El objetivo entonces no es jugar a ver quién es machista y quién no. El cuestionamiento se ha puesto de moda, aunque creo que es un despropósito. El machismo, además de una conducta o un conjunto de ellas, es la manera en que se concretan determinadas relaciones. Sí, es una actitud social. En soledad…, en soledad ya es otra historia. Ahora, si asumimos que el machismo está incluido en el paquete de las relaciones interpersonales, que es un aprendizaje adquirido desde la infancia, entonces la sociedad es machista. Nuestra sociedad. Todo el mundo, parejito. Las feministas también, por cierto.

Asumo que a partir de aquí la lectura se ha hecho menos agradable, digamos, difícil de digerir, porque pareciera que de esto no se salva nadie. Es que si este es el vehículo que aprendimos para interactuar, este es el que hay, señores, y a partir de aquí todo queda a nuestra disposición si queremos modificarlo. Mientras tanto las transacciones, negociaciones y vínculos que establezcamos seguirán rigiéndose por el machismo, y todos seguiremos siendo sus víctimas. Todos.

Es la sociedad la que es machista y en esta lógica no tiene sentido constructivo hablar de individuos puntuales. Este orden de cosas genera individuos machistas, con conductas y patrones asentados en esas relaciones de poder que asumen la supremacía de un sexo sobre el otro. Mujeres y hombres son víctimas de una sociedad así: aprisionados en el lenguaje y los modos de hacer, libramos una batalla por la ratificación del poder de nuestro sexo que es, cuando menos, extenuante.

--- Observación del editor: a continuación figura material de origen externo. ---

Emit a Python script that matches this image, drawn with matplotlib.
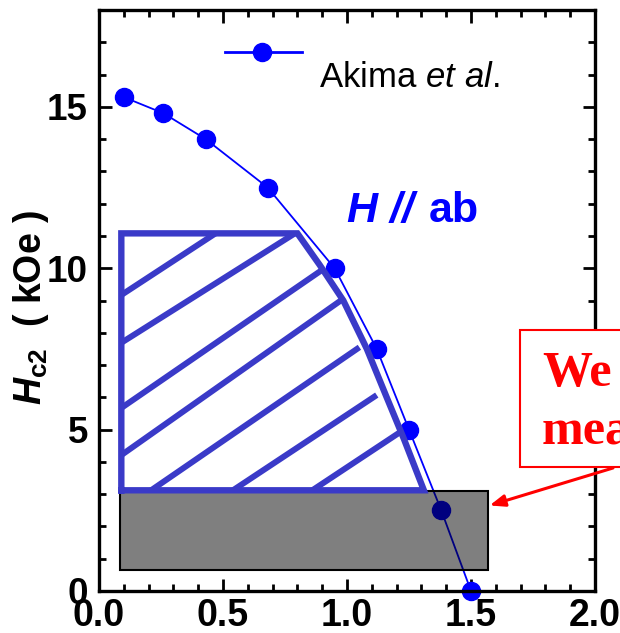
import matplotlib
matplotlib.use("Agg")
import matplotlib.pyplot as plt
from matplotlib.patches import Rectangle

# ---- data ----
akima_T = [0.10, 0.26, 0.43, 0.68, 0.95, 1.12, 1.25, 1.38, 1.50]
akima_H = [15.3, 14.8, 14.0, 12.5, 10.0, 7.5, 5.0, 2.5, 0.0]

# measured-range box (T range, H range)
box_T = [0.085, 1.57]
box_H = [0.65, 3.1]

# hatched region boundary
region_T = [0.09, 0.09, 0.80, 0.89, 0.985, 1.08, 1.16, 1.23, 1.31, 0.09]
region_H = [3.12, 11.08, 11.08, 10.1, 9.0, 7.5, 6.0, 4.7, 3.12, 3.12]

# hatch line segments (T0, H0, T1, H1)
hatch_T0 = [0.09, 0.09, 0.09, 0.09, 0.21, 0.54, 0.86]
hatch_H0 = [9.17, 7.69, 5.67, 4.21, 3.12, 3.12, 3.12]
hatch_T1 = [0.47, 0.79, 0.90, 0.975, 1.05, 1.12, 1.21]
hatch_H1 = [11.08, 11.08, 9.95, 9.0, 7.55, 6.07, 4.9]

xticks = [0.0, 0.5, 1.0, 1.5, 2.0]
xticklabels = ["0.0", "0.5", "1.0", "1.5", "2.0"]
yticks = [0, 5, 10, 15]
yticklabels = ["0", "5", "10", "15"]

plt.rcParams['font.family'] = ['Liberation Sans', 'DejaVu Sans']
plt.rcParams['mathtext.fontset'] = 'custom'
plt.rcParams['mathtext.rm'] = 'Liberation Sans:bold'
plt.rcParams['mathtext.it'] = 'Liberation Sans:bold:italic'
plt.rcParams['mathtext.bf'] = 'Liberation Sans:bold'
plt.rcParams['mathtext.sf'] = 'Liberation Sans:italic'

W, H = 620, 633
fig = plt.figure(figsize=(W / 100, H / 100), dpi=100)
ax = fig.add_axes([99 / W, (H - 591) / H, 496 / W, 581 / H])

hatch_color = '#3a3ac8'
blue = '#0000ff'

# Akima data
ax.plot(akima_T, akima_H, '-', color=blue, lw=1.3, marker='o', ms=13,
        mec=blue, mfc=blue, zorder=2, clip_on=False)

# gray semi-transparent box
ax.add_patch(Rectangle((box_T[0], box_H[0]), box_T[1] - box_T[0], box_H[1] - box_H[0],
                       facecolor=(0, 0, 0, 0.5), edgecolor='black', lw=1.5, zorder=3))

# hatched region
ax.plot(region_T, region_H, '-', color=hatch_color, lw=4.6, solid_joinstyle='miter',
        zorder=4)
for t0, h0, t1, h1 in zip(hatch_T0, hatch_H0, hatch_T1, hatch_H1):
    ax.plot([t0, t1], [h0, h1], '-', color=hatch_color, lw=4.3,
            solid_capstyle='butt', zorder=4)

ax.set_xlim(0, 2.0)
ax.set_ylim(0, 18)
ax.set_xticks(xticks)
ax.set_xticklabels(xticklabels)
ax.set_yticks(yticks)
ax.set_yticklabels(yticklabels)
ax.set_xticks([i / 10 for i in range(0, 21)], minor=True)
ax.set_yticks(list(range(0, 19)), minor=True)
ax.tick_params(which='both', direction='in', top=True, right=True, width=2, color='black')
ax.tick_params(which='major', length=9)
ax.tick_params(which='minor', length=5)
ax.tick_params(axis='x', which='major', pad=5, labelsize=27)
ax.tick_params(axis='y', which='major', pad=8, labelsize=26.5)
for lab in ax.get_xticklabels() + ax.get_yticklabels():
    lab.set_fontweight('bold')
for s in ax.spines.values():
    s.set_linewidth(2.4)

ax.set_ylabel(r'$H_{\mathrm{c2}}$  ( kOe )', fontsize=27, fontweight='bold')
ax.yaxis.set_label_coords((51 - 99) / 496, (591 - 308) / 581)

# legend drawn manually
ax.plot([0.254, 0.409], [0.928, 0.928], '-', color=blue, lw=2, transform=ax.transAxes,
        clip_on=False)
ax.plot([0.329], [0.928], 'o', color=blue, ms=13, transform=ax.transAxes, clip_on=False)
ax.text((319 - 99) / 496, (591 - 87) / 581, r'Akima $\mathsf{et\ al}$.',
        transform=ax.transAxes, fontsize=25, va='baseline', ha='left')

# H // ab label
ax.text(1.27, 11.43, 'H //', color=blue, fontsize=31, fontweight='bold', style='italic',
        ha='right', va='baseline')
ax.text(1.33, 11.43, 'ab', color=blue, fontsize=31, fontweight='bold', ha='left',
        va='baseline')

# red annotation box (cut by figure edge)
fig.patches.append(Rectangle((520 / W, (H - 467) / H), 0.5, 137 / H,
                             transform=fig.transFigure, facecolor='white',
                             edgecolor='red', lw=1.5, zorder=5))
fig.text(542 / W, (H - 374) / H, 'We', color='red', fontsize=36, fontweight='bold',
         family='Liberation Serif', va='center', ha='left', zorder=6)
fig.text(542 / W, (H - 432) / H, 'measured', color='red', fontsize=36, fontweight='bold',
         family='Liberation Serif', va='center', ha='left', zorder=6)
ax.annotate('', xy=(1.575, 2.65), xycoords='data', xytext=(613, H - 468),
            textcoords='figure pixels',
            arrowprops=dict(arrowstyle='-|>,head_length=0.9,head_width=0.35',
                            color='red', lw=2.2, shrinkA=0, shrinkB=0),
            annotation_clip=False, zorder=6)

fig.savefig('out.png', dpi=100)
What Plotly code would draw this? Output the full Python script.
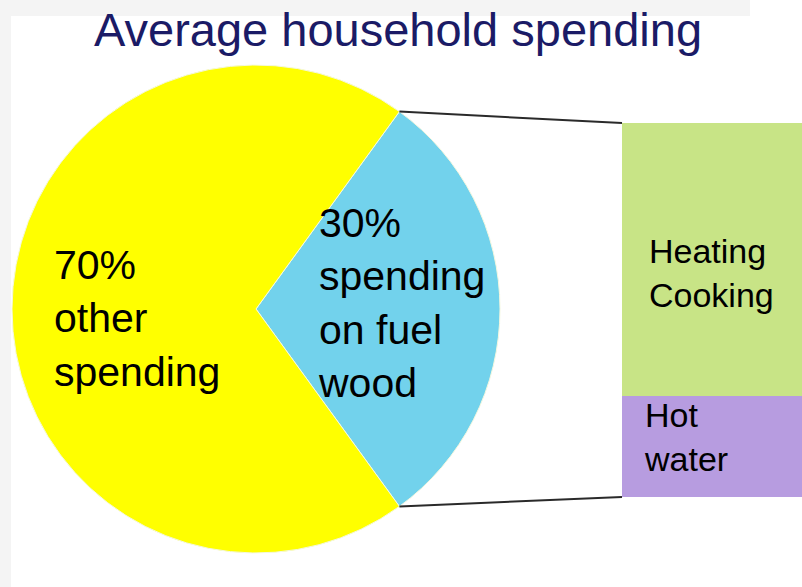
import math

import plotly.graph_objects as go

# ========= data =========
PIE_LABELS = ["spending on fuel wood", "other spending"]
PIE_VALUES = [30, 70]
PIE_COLORS = ["#72d2ec", "#ffff00"]

BAR_LABELS = ["Hot water", "Heating Cooking"]
BAR_VALUES = [27, 73]
BAR_COLORS = ["#b79ce0", "#c8e486"]

TITLE = "Average household spending"

# ========= page geometry (px) =========
W, H = 802, 587
PIE_BOX = (12, 65, 500, 553)       # left, top, right, bottom
BAR_BOX = (622, 123, 802, 497)
TEXT_FONT = "Liberation Sans, Arial, sans-serif"


def px(x):
    return x / W


def py(y):
    return 1 - y / H


fig = go.Figure()

# background strips (slide look)
fig.add_shape(type="rect", xref="paper", yref="paper", x0=0, x1=px(11), y0=0, y1=1,
              fillcolor="#f4f4f4", line_width=0, layer="below")
fig.add_shape(type="rect", xref="paper", yref="paper", x0=0, x1=px(750), y0=py(16), y1=1,
              fillcolor="#f4f4f4", line_width=0, layer="below")

# pie: fuel wood slice centred on 3 o'clock
share = PIE_VALUES[0] / sum(PIE_VALUES)
half = share * 180
fig.add_trace(go.Pie(
    labels=PIE_LABELS, values=PIE_VALUES, sort=False,
    direction="clockwise", rotation=90 - half,
    marker=dict(colors=PIE_COLORS, line=dict(color="#f4f8e0", width=1)),
    textinfo="none", hoverinfo="label+percent", showlegend=False,
    domain=dict(x=[px(PIE_BOX[0]), px(PIE_BOX[2])], y=[py(PIE_BOX[3]), py(PIE_BOX[1])]),
))

# stacked bar of the fuel wood share
for lab, val, col in zip(BAR_LABELS, BAR_VALUES, BAR_COLORS):
    fig.add_trace(go.Bar(
        x=[0], y=[val], width=1, name=lab, marker=dict(color=col, line_width=0),
        xaxis="x2", yaxis="y2", showlegend=False, hoverinfo="name+y",
    ))

# connector lines from slice edges to bar corners
cx = (PIE_BOX[0] + PIE_BOX[2]) / 2
cy = (PIE_BOX[1] + PIE_BOX[3]) / 2
r = (PIE_BOX[2] - PIE_BOX[0]) / 2
a = math.radians(half)
ex = cx + r * math.cos(a)
for sgn, by in [(-1, BAR_BOX[1]), (1, BAR_BOX[3])]:
    ey = cy + sgn * r * math.sin(a)
    fig.add_shape(type="line", xref="paper", yref="paper",
                  x0=px(ex), y0=py(ey), x1=px(BAR_BOX[0]), y1=py(by),
                  line=dict(color="#2a2a2a", width=2))

# texts
fig.add_annotation(x=px(398), y=py(29), xref="paper", yref="paper", text=TITLE,
                   showarrow=False, xanchor="center", yanchor="middle",
                   font=dict(family=TEXT_FONT, size=47, color="#1b1b66"))
fig.add_annotation(x=px(52), y=py(318), xref="paper", yref="paper",
                   text=f"{PIE_VALUES[1]}%<br>other<br>spending",
                   showarrow=False, xanchor="left", yanchor="middle", align="left",
                   font=dict(family=TEXT_FONT, size=41, color="#000000"))
fig.add_annotation(x=px(316), y=py(303), xref="paper", yref="paper",
                   text=f"{PIE_VALUES[0]}%<br>spending<br>on fuel<br>wood",
                   showarrow=False, xanchor="left", yanchor="middle", align="left",
                   font=dict(family=TEXT_FONT, size=41, color="#000000"))
fig.add_annotation(x=px(647), y=py(273), xref="paper", yref="paper",
                   text="Heating<br>Cooking",
                   showarrow=False, xanchor="left", yanchor="middle", align="left",
                   font=dict(family=TEXT_FONT, size=34, color="#000000"))
fig.add_annotation(x=px(642), y=py(437), xref="paper", yref="paper",
                   text="Hot<br>water",
                   showarrow=False, xanchor="left", yanchor="middle", align="left",
                   font=dict(family=TEXT_FONT, size=34, color="#000000"))

fig.update_layout(
    width=W, height=H, autosize=False,
    margin=dict(l=0, r=0, t=0, b=0),
    paper_bgcolor="#ffffff", plot_bgcolor="rgba(0,0,0,0)",
    barmode="stack", bargap=0,
    xaxis2=dict(domain=[px(BAR_BOX[0]), 1], range=[-0.5, 0.5], visible=False, fixedrange=True),
    yaxis2=dict(domain=[py(BAR_BOX[3]), py(BAR_BOX[1])], range=[0, sum(BAR_VALUES)],
                visible=False, fixedrange=True, anchor="x2"),
    xaxis=dict(visible=False), yaxis=dict(visible=False),
)

# page body has a default 8px margin; drop it so the figure fills the window
fig.write_html("out.html", config={"displayModeBar": False},
               post_script="document.body.style.margin='0';")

Para mucha gente, en cambio, este status quo es conveniente. Machistas por convicción, podemos llamarles. Por eso contradicen al feminismo, pero eso no viene al caso. Para ellos la desigualdad entre los sexos y la marginación es estratégica y hasta inevitable «porque siempre ha sido de ese modo». Eso lo hace, desde esta perspectiva retorcida, preferible y hasta funcional para el desarrollo social o — en un menor nivel si se quiere — para el desenvolvimiento de las parejas y las relaciones intrafamiliares e intergrupales. El machismo jerarquiza, establece roles y estructuras.

Si lo observamos desde ese cristalito, podremos notar entonces cómo o por qué muchas personas, al juzgarse a sí mismos, concluyen con toda sinceridad que no son machistas, pero siguen reproduciendo costumbres incongruentes con su propio estamento. Vuelvo: mujeres y hombres.

Ese que no se ve; ese, que hace que se desconozca el feminismo, que se interrumpan los discursos femeninos, que se desbalanceen las relaciones de pareja, que se refuerce la mitología en torno a la belleza y la maternidad; ese machismo acechante, lectores, es tan dañino como el que tradicionalmente hemos concebido como tal.

Las trampas están en todas partes, no solo en el uso del lenguaje verbal, al que suelo referirme. Los rituales de la comunicación se han establecido alrededor de actitudes y conductas que favorecen las relaciones de poder. El control emocional, sexual y económico sigue formando parte de nuestra cotidianidad.

Hagamos, con cierta brevedad, el ejercicio de examinar nuestras vidas: ¿hasta qué punto las mujeres somos monitoreadas, criticadas, observadas, relegadas a un segundo plano? ¿Cuánto de lo que hacemos en nuestro día a día está pautado por nuestra voluntad y cuánto lo hacemos o dejamos de hacer porque son — o no — «cosas de mujeres»? ¿Cuánto de natural tienen nuestras decisiones, nuestra apariencia física, nuestro trabajo? ¿Somos capaces — todos — de tomar en serio las opiniones y posturas femeninas? ¿Qué es lo «normal» en una mujer, y qué no? ¿Qué es «lo femenino»? ¿Somos capaces de reconocer que contribuimos a legitimar control y dependencia en vínculos determinados? ¿Necesitamos la aprobación de alguien para reforzar nuestra autoestima?

Aún no sabemos cómo sería un mundo sin machismo. Podemos imaginarlo si, con cierta simplicidad, dejamos ser y hacer al feminismo. Así avanzaríamos y tanto hacia la equidad entre mujeres y hombres. No se confunda con igualdad, pues no es el sentido: nosotras no tenemos interés alguno de convertirnos en malas copias de los hombres. Esta óptica masculinizante de nuestra actitud es la que ocasiona que aún haya hombres que «no comulguen con el feminismo». Esta no es la ley de la selva. Ni lo será. Hablo de una filosofía liberadora, en busca de la redefinición de los conceptos y las formas de hacer. ¿A quién favorece? A todos.